An assessment of different line-of-sight and ground velocity distributions for a comprehensive understanding of ground deformation patterns in East Jharia coalfield

Abstract

Jharia Coalfield is one of the oldest and most crucial mining regions. It faces ongoing challenges with land surface deformation due to mining operations and coal seam fires. Previous studies often overlooked the complex interplay of various LOS and ground velocities and focused mainly on vertical subsidence. This paper used the PS-InSAR for detailed ground deformation analysis of East Jharia. Ascending and descending pass time series LOS deformation datasets were obtained using advanced multi-image sparse point processing.

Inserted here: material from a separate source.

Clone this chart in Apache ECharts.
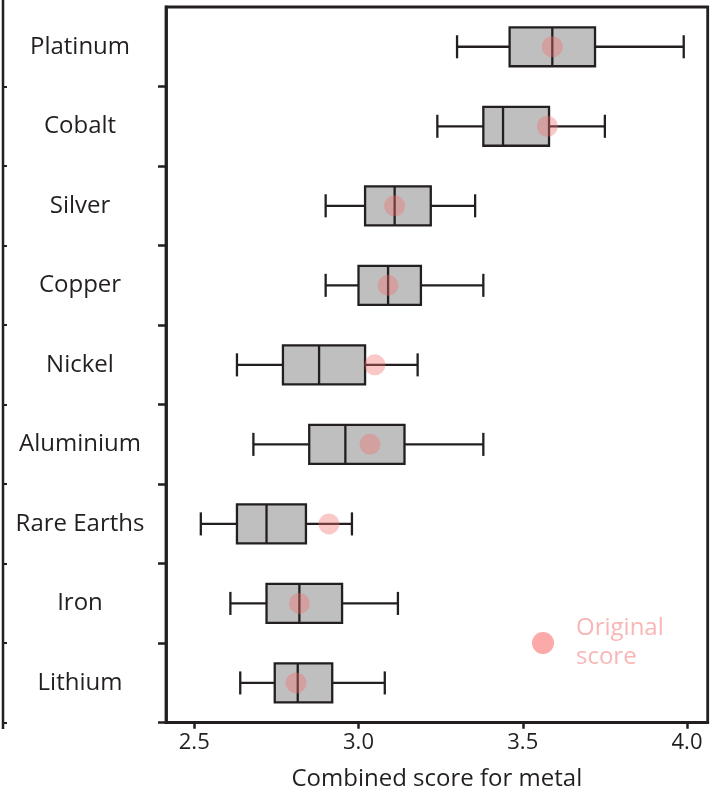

Further, the study employed IDW interpolation in LOS velocity, followed by velocity decomposition to derive horizontal and vertical velocity components. Multi-sparse point processing and IDW interpolation enhance spatial continuity and reduce noise, ensuring the robustness of decomposed velocities. Interdependency and distribution similarity between different velocities were explored using Correlation analysis and the Global Moran's Index. Analysis revealed significant ground movement patterns with weak spatial association and underscored the necessity of both vertical and horizontal velocity for a comprehensive understanding of deformation. Subsidence smaller than −30 mm/year was observed in Sahana Pahari, northeast of Rajapur opencast mines, Jharia Main Road, and southeast of Jharia Gurudwara to Kujama Colliery at Tisra. Upliftment greater than 30 mm/year occurred in Jorapokhar, Karmik Nagar, and Kustai Basti near Ena Colliery, while lateral displacement of the same value was notable in CIMFR Colony Dhaiya, Koyla Nagar Saraidhela, Ghanoodih, Dobari, Kujama, and Barari Colliery over dumps. Correlation coefficients of 0.9165 (horizontal) and 0.7933 (vertical) revealed the dominant influence of horizontal movement on overall ground deformation. Overall, the study provided valuable insights into the spatial distribution of subsidence for 2023, highlighting the importance of different velocities in assessing and managing ground movement in mining-affected regions.